My youngest child’s best mate? He’s deaf too. He’s tough as nails. He beat leukaemia at the age of 3. But this year, he nearly fell apart with the stress of knowing that an entire local area was trying to deny him a place at the special school he needed. His LA acted unlawfully. Repeatedly, without mercy, without remorse. Because it could. Because it can. Because it is not yet accountable in any meaningful sense of the word.
This is why you have to get this right. Because there is no-one else out there both willing and able to hold local area organisations like this to account. Parents and charities like the NDCS have been holding the ring here for far, far too long. And thus far, no-one else has stepped in.
We’ve tried the local area complaints process. It’s pointless. We’ve tried the Local Government Ombudsman. It’s toothless. We need expert, independent people to inspect these organisations, without fear or favour. We need them now. And that’s where you come in.
How do I know my local area’s actions were wrong? Because along the way, I have had to read, learn and inwardly digest several hundred pages of dense legalese and education jargon. I have had to argue, resist intimidation, fight my kids’ corner, do it again and again, year after year. Not for a Rolls-Royce education. Simply to get my bright, hard-working lads a shot at basic literacy, numeracy and a peer group.
We weren’t experts when we started out. We are now, and we’ve had enough. We’re sick and tired of being the ones doing the accountability. We’ve got kids with SEND to bring up, wider family to support, jobs to hold down. Frankly, life is busy enough.
Over to you, Ofsted & CQC. Please – please – don’t bugger this up.
The Ofsted/CQC consultation closes on the 4th January so there is still time to have your say. You can respond by going to the Ofsted website. Or you can respond using a NDCS template response for parents.
Philip Merryweather
December 21, 2015
It is fair to say that and please respect the parents wishes for the educational needs of the children like my mum fought for me to go to a different school than the local education authorities choices thinks is best to save money etc. Please treat each child needs as an individual not as a group of children like on a production line.
Penelope Beschizza
December 21, 2015
We Deaf people who benefited more from quality Deaf Education – Deaf schools or well-equipped Deaf Educational centre (I avoid the word ‘unit’ as it signifies isolation; ‘centre’ is accessible to everyone at the school) – do fully feel deaf kids’ parents’ pain, also professionals’, in the endless battle with narrow-minded bureaucrats in LAs.
However there is a clear need for a centrally-governmental fund to support additional costs to LAs in placing children into discrete schools.
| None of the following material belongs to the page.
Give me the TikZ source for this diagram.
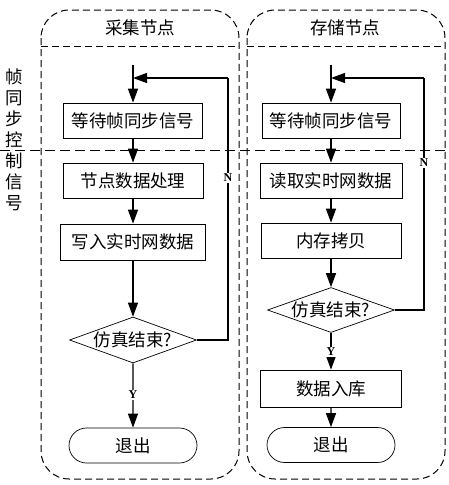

Also for more Deaf professionals to be involved in the process, bringing clarity and focus to everyone concerned, minimising the trauma families are experiencing still.
deaflinguist
December 22, 2015
It’s hugely depressing to see that the same battles that were fought for me as a deaf child by my parents 40 years ago, and by a family friend for their son with learning difficulties, 20 years ago, continue to be fought. The main issue is that there is no ‘one size fits all’ for any deaf child (or any other SEN). It’s an exhausting battle. Heck, I found it exhausting as my parents rolled up their sleeves and took on the LA on my behalf.
It’s a specialist branch of educational inspection and I think that’s probably why no one has grasped the nettle (pardon the mixed metaphor). There really needs to be a body independent of local authorities with specialists in every possible SEN discipline, e.g. educational specialists with experience of best practice working in their respective sectors (special schools/mainstream centres), and expert professionals (educational specialists and others) with personal experience of the relevant disabilities.
There is one important caveat. I can’t stress ‘best practice’ enough. I suspect not enough people know what it is and just muddle by or are very prescriptive – “thou shalt do it thus, and no other way”.
An independent body with teeth is sorely needed. There is precedent for this elsewhere in the current inspection regime. Jewish schools have their own inspectorate as well as being inspected by Ofsted, looking at specialist religious provision, ethos, and educational services such as Hebrew classes that, of course, are not covered in the mainstream domain and on which general Ofsted inspectors are not qualified to comment. It is just as crucial that young deaf and other children receive a high-quality education suited to their personal development.